Teachers are in need of new online spaces where they can congregate, Dr Keith Heggart says.

Self-censorship was a key theme to emerge from teachers’ accounts.

Interviewees were concerned about maintaining their professional standing, about being sucked into spending too much time on social media, and feared losing control over their privacy.

“I try to make my social media presence more about just putting stuff out there rather than engaging so much in it to such a deep extent.

“I guess I want to keep, maybe, just a foot of distance, because I know how deeply I could just … fall into it,” Tom, another teacher, shares in the study.

The educators also aired concerns over being misunderstood online – a consideration that tempered their engagement, the study found.

“And maybe there’s a bit of hesitancy that I understand the limitations of social media in developing relationships that I don’t maybe want to give too much of myself away, and just allow people to actually read my work to know who I am and speak to me to know who I am.

“Rather than form an image of me through any social media activity that can be simplistically interpreted,” Tom added.

When asked how they took to the idea of building a personal social media ‘brand’ for themselves, the teachers ‘almost unanimously rejected’ this notion.

“That was really interesting,” Heggart says of the finding.

“Because we were conscious that, especially on other platforms like Instagram, there had been the rise of what we were calling the ‘edupreneur’, the educational entrepreneur.

“And you see a lot of them who use their photos of classrooms to fund things – and I’m not making a value judgment about it at all or anything like that – but we asked our participants about whether they saw themselves as part of this kind of edupreneur group of people.

“They rejected the idea that they had a brand online … they weren’t looking to turn it into a commercial kind of [side hustle], which I think is probably common to most teachers.
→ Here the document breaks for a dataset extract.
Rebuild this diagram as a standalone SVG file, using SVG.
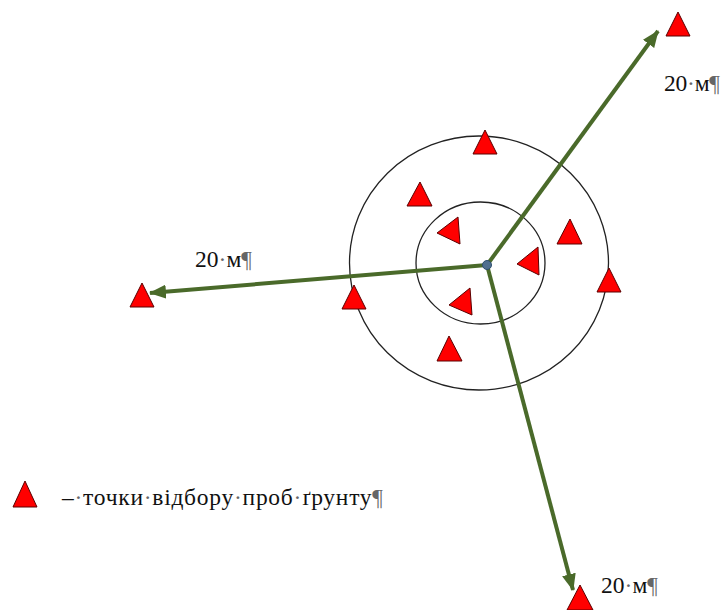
<svg xmlns="http://www.w3.org/2000/svg" width="723" height="610" viewBox="0 0 723 610">
<defs>
<marker id="ah" markerUnits="userSpaceOnUse" markerWidth="17" markerHeight="14" refX="16" refY="7" orient="auto">
<path d="M0,0 L17,7 L0,14 Z" fill="#4a6a2a"/>
</marker>
</defs>
<style>
.tri{fill:#ff0000;stroke:#5a0000;stroke-width:1;stroke-linejoin:round}
.ring{fill:none;stroke:#222;stroke-width:1.3}
.lbl{font-family:"Liberation Serif","Times New Roman",serif;font-size:23.5px;fill:#111}
.mk{fill:#666}
.arr{stroke:#4a6a2a;stroke-width:4;fill:none}
</style>
<rect width="723" height="610" fill="#fff"/>
<g id="outer-circle"><ellipse class="ring" cx="479" cy="263" rx="129.5" ry="127"/></g>
<g id="inner-circle"><ellipse class="ring" cx="480.5" cy="263" rx="64.5" ry="61"/></g>
<g id="connectors">
<line class="arr" x1="487" y1="265" x2="658" y2="31" marker-end="url(#ah)"/>
<line class="arr" x1="487" y1="265" x2="150" y2="293" marker-end="url(#ah)"/>
<line class="arr" x1="487" y1="265" x2="573" y2="590" marker-end="url(#ah)"/>
</g>
<g id="center"><circle cx="487" cy="265" r="4.5" fill="#4f6f8f" stroke="#2f4f6f" stroke-width="1"/></g>
<g id="points">
<polygon class="tri" points="678,12 666,36 690,36"/>
<polygon class="tri" points="485,130 473,154 497,154"/>
<polygon class="tri" points="420,182 407,206 432,206"/>
<polygon class="tri" points="570,219 557,244 582,244"/>
<polygon class="tri" points="609,268 597,292 621,292"/>
<polygon class="tri" points="449,336 437,361 462,361"/>
<polygon class="tri" points="354,285 342,309 366,309"/>
<polygon class="tri" points="142,283 130,307 154,307"/>
<polygon class="tri" points="580,585 567,610 593,610"/>
<polygon class="tri" points="458,217 460,244 437,233"/>
<polygon class="tri" points="538,247 539,275 517,264"/>
<polygon class="tri" points="470,288 472,315 449,305"/>
</g>
<g id="label-left"><text class="lbl" x="195" y="267" textLength="57" lengthAdjust="spacing">20<tspan class="mk">·</tspan>м<tspan class="mk">¶</tspan></text></g>
<g id="label-top"><text class="lbl" x="664" y="91" textLength="56" lengthAdjust="spacing">20<tspan class="mk">·</tspan>м<tspan class="mk">¶</tspan></text></g>
<g id="label-bottom"><text class="lbl" x="601" y="593" textLength="57" lengthAdjust="spacing">20<tspan class="mk">·</tspan>м<tspan class="mk">¶</tspan></text></g>
<g id="legend">
<polygon class="tri" points="25,481 13,507 37,507"/>
<text class="lbl" x="62" y="505" textLength="321" lengthAdjust="spacing">–<tspan class="mk">·</tspan>точки<tspan class="mk">·</tspan>відбору<tspan class="mk">·</tspan>проб<tspan class="mk">·</tspan>ґрунту<tspan class="mk">¶</tspan></text>
</g>
</svg>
Most teachers don’t do it to sell things, do they?”

Since conducting the study, X has changed dramatically as a social media platform, the researcher flags.

“I dip in there every now and then, but I’m not active on it much at all. It’s a real cesspool of conspiracy theories and some really horrible stuff.”
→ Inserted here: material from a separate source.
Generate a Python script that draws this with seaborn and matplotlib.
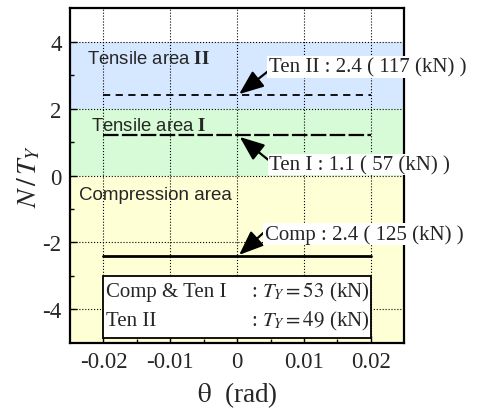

Teachers are in need of new online spaces where they can congregate, Heggart concludes.

“Because sometimes it’s about having a critical mass; you need lots of teachers in one space if there’s going to be … benefits for all of them.

“I just don’t think we’ve quite seen that. There’s some ideas around Blue Sky. I know some people are doing some stuff on LinkedIn, but I just don’t think we’ve reached that central place for teachers, yet.”
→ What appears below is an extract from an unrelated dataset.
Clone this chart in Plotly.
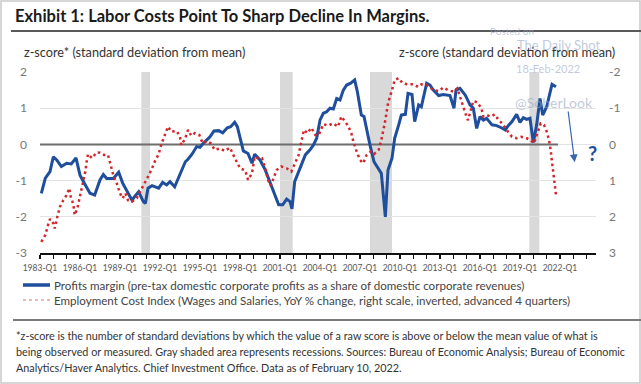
import plotly.graph_objects as go

# ---------------- data ----------------
profit_x = [1983.1, 1983.4, 1983.75, 1984.0, 1984.25, 1984.6, 1985.0, 1985.35, 1985.7, 1986.0,
            1986.4, 1986.75, 1987.1, 1987.5, 1987.75, 1988.0, 1988.5, 1988.9, 1989.2, 1989.5,
            1989.9, 1990.1, 1990.4, 1990.75, 1990.9, 1991.1, 1991.4, 1991.9, 1992.2, 1992.5,
            1992.75, 1993.1, 1993.4, 1993.6, 1993.9, 1994.1, 1994.4, 1994.75, 1995.0, 1995.25,
            1995.5, 1995.75, 1996.05, 1996.4, 1996.7, 1997.05, 1997.3, 1997.6, 1997.8, 1998.0,
            1998.25, 1998.6, 1998.9, 1999.1, 1999.5, 1999.9, 2000.25, 2000.6, 2000.9, 2001.2,
            2001.5, 2001.75, 2001.9, 2002.1, 2002.4, 2002.6, 2002.9, 2003.25, 2003.5, 2003.75,
            2004.0, 2004.25, 2004.5, 2004.75, 2005.0, 2005.25, 2005.5, 2005.75, 2006.0, 2006.3,
            2006.6, 2006.8, 2007.1, 2007.3, 2007.5, 2007.75, 2008.05, 2008.4, 2008.6, 2008.9,
            2009.1, 2009.4, 2009.6, 2009.9, 2010.1, 2010.4, 2010.6, 2010.9, 2011.1, 2011.4,
            2011.6, 2012.0, 2012.25, 2012.5, 2012.9, 2013.25, 2013.75, 2014.05, 2014.2, 2014.5,
            2014.9, 2015.25, 2015.5, 2015.75, 2016.0, 2016.25, 2016.5, 2016.9, 2017.25, 2017.6,
            2017.9, 2018.1, 2018.4, 2018.75, 2019.0, 2019.25, 2019.5, 2019.75, 2020.0, 2020.25,
            2020.5, 2020.7, 2021.0, 2021.4, 2021.7]
profit_z = [-1.35, -0.93, -0.75, -0.34, -0.43, -0.61, -0.52, -0.54, -0.37, -0.85,
            -1.12, -1.35, -1.40, -0.98, -0.83, -0.94, -0.94, -0.77, -1.07, -1.26,
            -1.54, -1.44, -1.31, -1.58, -1.63, -1.21, -1.14, -1.21, -1.05, -1.12,
            -1.03, -1.17, -0.89, -0.75, -0.48, -0.41, -0.27, -0.06, -0.08, 0.03,
            0.12, 0.21, 0.37, 0.38, 0.32, 0.46, 0.49, 0.61, 0.49, 0.21,
            -0.18, -0.25, -0.52, -0.27, -0.43, -0.71, -1.03, -1.35, -1.67, -1.67,
            -1.51, -1.58, -1.78, -1.03, -0.75, -0.61, -0.29, -0.15, -0.02, 0.17,
            0.67, 0.86, 0.90, 1.00, 0.98, 1.27, 1.23, 1.50, 1.64, 1.69,
            1.78, 1.46, 0.81, 0.77, 0.40, -0.02, -0.48, -0.71, -0.80, -2.00,
            -0.71, -0.38, 0.17, 0.54, 0.81, 0.83, 1.41, 1.38, 0.63, 1.09,
            1.04, 1.69, 1.64, 1.50, 1.35, 1.38, 1.35, 1.00, 1.50, 1.55,
            1.36, 1.09, 1.00, 0.44, 0.77, 0.67, 0.72, 0.54, 0.52, 0.46,
            0.40, 0.51, 0.63, 0.83, 0.61, 0.74, 0.69, 0.72, 0.05, 0.54,
            1.27, 0.81, 1.04, 1.66, 1.59]

# Employment Cost Index z-score (right scale, inverted)
eci_x = [1983.1, 1983.4, 1983.6, 1983.75, 1984.0, 1984.1, 1984.3, 1984.5, 1984.75, 1985.0,
         1985.2, 1985.3, 1985.5, 1985.6, 1985.8, 1986.0, 1986.2, 1986.4, 1986.5, 1986.6,
         1986.9, 1987.25, 1987.5, 1987.8, 1988.1, 1988.3, 1988.5, 1988.75, 1989.0, 1989.2,
         1989.4, 1989.6, 1989.9, 1990.25, 1990.6, 1991.0, 1991.35, 1991.6, 1991.9, 1992.1,
         1992.4, 1992.6, 1992.85, 1993.25, 1993.5, 1993.6, 1993.9, 1994.1, 1994.35, 1994.6,
         1994.95, 1995.2, 1995.5, 1995.8, 1996.1, 1996.5, 1996.85, 1997.25, 1997.5, 1997.8,
         1998.0, 1998.4, 1998.6, 1998.9, 1999.1, 1999.35, 1999.65, 1999.9, 2000.1, 2000.3,
         2000.5, 2000.75, 2001.1, 2001.5, 2001.85, 2002.1, 2002.4, 2002.6, 2002.8, 2003.05,
         2003.35, 2003.65, 2003.9, 2004.25, 2004.6, 2005.0, 2005.35, 2005.6, 2005.9, 2006.1,
         2006.35, 2006.5, 2006.75, 2007.0, 2007.25, 2007.5, 2007.8, 2008.05, 2008.4, 2008.6,
         2008.9, 2009.1, 2009.4, 2009.6, 2009.9, 2010.2, 2010.6, 2011.0, 2011.35, 2011.6,
         2012.0, 2012.5, 2012.9, 2013.25, 2013.6, 2014.0, 2014.3, 2014.55, 2014.8, 2015.0,
         2015.1, 2015.25, 2015.5, 2015.8, 2016.1, 2016.25, 2016.5, 2016.8, 2017.1, 2017.35,
         2017.75, 2018.1, 2018.4, 2018.75, 2019.1, 2019.5, 2019.8, 2020.05, 2020.3, 2020.55,
         2020.8, 2021.05, 2021.25, 2021.4, 2021.5, 2021.7]
eci_z = [2.69, 2.50, 2.23, 2.06, 2.18, 2.32, 2.00, 1.72, 1.54, 1.40,
         1.21, 1.44, 1.65, 1.95, 1.77, 1.44, 1.17, 0.75, 0.48, 0.27,
         0.38, 0.22, 0.23, 0.29, 0.29, 0.57, 0.85, 1.07, 1.35, 1.49,
         1.35, 1.54, 1.58, 1.49, 1.24, 0.98, 0.71, 0.48, 0.27, 0.00,
         -0.31, -0.49, -0.35, -0.37, -0.21, 0.02, -0.17, -0.40, -0.24, -0.31,
         -0.26, -0.03, -0.09, -0.03, 0.15, 0.11, 0.18, 0.09, 0.29, 0.52,
         0.66, 0.72, 0.98, 0.80, 0.34, 0.38, 0.38, 0.66, 0.98, 1.14,
         0.94, 0.71, 0.61, 0.66, 0.75, 0.52, 0.29, -0.08, -0.40, -0.31,
         -0.46, -0.26, -0.26, -0.56, -0.52, -0.58, -0.49, -0.77, -0.63, -0.52,
         -0.31, -0.08, 0.20, 0.43, 0.52, 0.29, 0.20, 0.27, 0.15, -0.12,
         -0.67, -1.14, -1.50, -1.78, -1.83, -1.69, -1.66, -1.66, -1.59, -1.66,
         -1.64, -1.50, -1.47, -1.57, -1.50, -1.46, -1.55, -1.25, -1.00, -0.75,
         -0.67, -0.90, -1.20, -1.16, -1.00, -0.77, -0.81, -0.77, -0.83, -0.70,
         -0.54, -0.35, -0.21, -0.17, -0.21, -0.17, -0.12, -0.03, -0.31, -0.58,
         -0.54, -0.31, 0.02, 0.48, 0.94, 1.40]

recession_start = [1990.6, 2001.0, 2007.75, 2019.7]
recession_end = [1991.25, 2001.95, 2009.4, 2020.45]

year_ticks = list(range(1983, 2025))
label_years = list(range(1983, 2023, 3))
left_ticks = [2, 1, 0, -1, -2, -3]
right_ticks = [-2, -1, 0, 1, 2, 3]
zero_span = [1983.0, 2021.85]

title_text = "Exhibit 1: Labor Costs Point To Sharp Decline In Margins."
left_title = "z-score* (standard deviation from mean)"
right_title = "z-score (standard deviation from mean)"
legend_profit = "Profits margin (pre-tax domestic corporate profits as a share of domestic corporate revenues)"
legend_eci = "Employment Cost Index (Wages and Salaries, YoY % change, right scale, inverted, advanced 4 quarters)"
footnote_lines = [
    "*z-score is the number of standard deviations by which the value of a raw score is above or below the mean value of what is",
    "being observed or measured. Gray shaded area represents recessions. Sources: Bureau of Economic Analysis; Bureau of Economic",
    "Analytics/Haver Analytics. Chief Investment Office. Data as of February 10, 2022.",
]

# ---------------- layout geometry ----------------
W, H = 641, 384
L, R, T, B = 40, 45, 72, 131
PW, PH = W - L - R, H - T - B
FONT = "Lato"
BLUE = "#1f4e9c"
RED = "#d3262b"


def px(xp):
    return (xp - L) / PW


def py(yp):
    return (H - B - yp) / PH


fig = go.Figure()

fig.add_trace(go.Scatter(x=zero_span, y=[0, 0], mode="lines",
                         line=dict(color="#6d6d6d", width=2), showlegend=False,
                         hoverinfo="skip"))
fig.add_trace(go.Scatter(x=eci_x, y=eci_z, mode="lines", yaxis="y2",
                         line=dict(color=RED, width=2.5, dash="2.5px,3.2px"),
                         name=legend_eci, showlegend=False))
fig.add_trace(go.Scatter(x=profit_x, y=profit_z, mode="lines",
                         line=dict(color=BLUE, width=3), name=legend_profit,
                         showlegend=False))

shapes = []
for s, e in zip(recession_start, recession_end):
    shapes.append(dict(type="rect", xref="x", yref="paper", x0=s, x1=e, y0=0, y1=1,
                       fillcolor="#d9d9d9", line=dict(width=0), layer="below"))
# frame
shapes.append(dict(type="rect", xref="paper", yref="paper", x0=px(1), x1=px(640),
                   y0=py(383), y1=py(1), line=dict(color="#c9c9c9", width=1.5)))
# title underline and separator
shapes.append(dict(type="line", xref="paper", yref="paper", x0=px(11), x1=px(641),
                   y0=py(31), y1=py(31), line=dict(color="#5a5a5a", width=2)))
shapes.append(dict(type="line", xref="paper", yref="paper", x0=px(13), x1=px(641),
                   y0=py(320), y1=py(320), line=dict(color="#7a7a7a", width=2)))
# legend swatches
shapes.append(dict(type="line", xref="paper", yref="paper", x0=px(23), x1=px(50),
                   y0=py(285), y1=py(285), line=dict(color=BLUE, width=3.5)))
shapes.append(dict(type="line", xref="paper", yref="paper", x0=px(23), x1=px(50),
                   y0=py(300), y1=py(300), line=dict(color="#e07070", width=1, dash="dot")))

ann = []
ann.append(dict(text=title_text, x=px(13), y=py(16), xref="paper", yref="paper",
                xanchor="left", yanchor="middle", showarrow=False,
                font=dict(family=FONT, size=16.5, color="#1a1a1a", weight="bold")))
ann.append(dict(text=left_title, x=px(22), y=py(52), xref="paper", yref="paper",
                xanchor="left", yanchor="middle", showarrow=False,
                font=dict(family=FONT, size=12.7, color="#333")))
ann.append(dict(text=right_title, x=px(617), y=py(52), xref="paper", yref="paper",
                xanchor="right", yanchor="middle", showarrow=False,
                font=dict(family=FONT, size=12.7, color="#333")))
ann.append(dict(text=legend_profit, x=px(52), y=py(285), xref="paper", yref="paper",
                xanchor="left", yanchor="middle", showarrow=False,
                font=dict(family=FONT, size=11.6, color="#444")))
ann.append(dict(text=legend_eci, x=px(52), y=py(300), xref="paper", yref="paper",
                xanchor="left", yanchor="middle", showarrow=False,
                font=dict(family=FONT, size=11.6, color="#444")))
for i, line in enumerate(footnote_lines):
    ann.append(dict(text=line, x=px(14), y=py(335 + 16 * i), xref="paper", yref="paper",
                    xanchor="left", yanchor="middle", showarrow=False,
                    font=dict(family=FONT, size=10.8, color="#333")))
# watermark
wm = "rgba(150,165,195,0.6)"
for txt, xx, yy, sz in [("Posted on", 512, 31, 10), ("The Daily Shot", 559, 45, 13),
                        ("18-Feb-2022", 548, 69, 11), ("@SoberLook", 554, 102, 14)]:
    ann.append(dict(text=txt, x=px(xx), y=py(yy), xref="paper", yref="paper",
                    xanchor="center", yanchor="middle", showarrow=False,
                    font=dict(family=FONT, size=sz, color=wm)))
# arrow and question mark
ann.append(dict(x=2023.1, y=-0.49, ax=2022.6, ay=0.95, xref="x", yref="y",
                axref="x", ayref="y", text="", showarrow=True, arrowhead=2,
                arrowsize=1.3, arrowwidth=1.2, arrowcolor="#3a66b0"))
ann.append(dict(x=2024.4, y=-0.24, xref="x", yref="y", text="?", showarrow=False,
                font=dict(family=FONT, size=20, color=BLUE, weight="bold")))

fig.update_layout(
    width=W, height=H,
    margin=dict(l=L, r=R, t=T, b=B, pad=0),
    paper_bgcolor="white", plot_bgcolor="white",
    showlegend=False,
    font=dict(family=FONT),
    shapes=shapes, annotations=ann,
    xaxis=dict(range=[1983, 2024.7], tickvals=year_ticks,
               ticktext=[f"{y}-Q1" if y in label_years else "" for y in year_ticks],
               ticks="outside", ticklen=4, tickwidth=1.3, tickcolor="#111",
               showline=True, linecolor="#111", linewidth=1.5, showgrid=False,
               zeroline=False, tickfont=dict(family=FONT, size=8.5, color="#555"),
               ticklabelstandoff=2, tickangle=0, anchor="y"),
    xaxis2=dict(range=[1983, 2024.7], tickvals=year_ticks, overlaying="x", anchor="y",
                ticks="inside", ticklen=4, tickwidth=1.3, tickcolor="#111",
                showticklabels=False, showline=False, showgrid=False, zeroline=False),
    yaxis=dict(range=[-3, 2], tickvals=left_ticks, ticktext=[str(v) for v in left_ticks],
               showgrid=True, gridcolor="#e3e3e3", gridwidth=1, zeroline=False,
               showline=False, ticks="", tickfont=dict(family=FONT, size=12, color="#777"),
               ticklabelstandoff=12),
    yaxis2=dict(range=[3, -2], tickvals=right_ticks, ticktext=[str(v) for v in right_ticks],
                overlaying="y", side="right", showgrid=False, zeroline=False,
                showline=False, ticks="", tickfont=dict(family=FONT, size=12, color="#777"),
                ticklabelstandoff=12),
)

fig.write_html("out.html", config={"displayModeBar": False, "staticPlot": True},
               post_script="document.body.style.margin='0';document.body.style.overflow='hidden';")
In 2022, EducationHQ reported that strict social media policies for teachers were preventing the profession from fully engaging in civic society, infringe on their right to a personal life, and may in fact be unlawful, according to two experts in the field. 

Dr Sandra Noakes and Dr Sarah Hook from Western Sydney University warned that employers’ right to control their employees’ behaviour and commentary on social media was largely a grey area in terms of the law and a contested issue in this country, with employers increasingly seeking to dictate what employees do and say online – even when they are not at work and their activity bears no relation to their job. 

“We’ve both had friends that were teachers, who, when we talk to them about our research, (they say), ‘When I’m on Facebook I make sure I’m never photographed with a glass of wine in my hand, because I’m worried that that will (look bad)’.

 ”And we both looked at that and thought, ‘That’s interesting’,” Noakes, a senior lecturer in law, shared.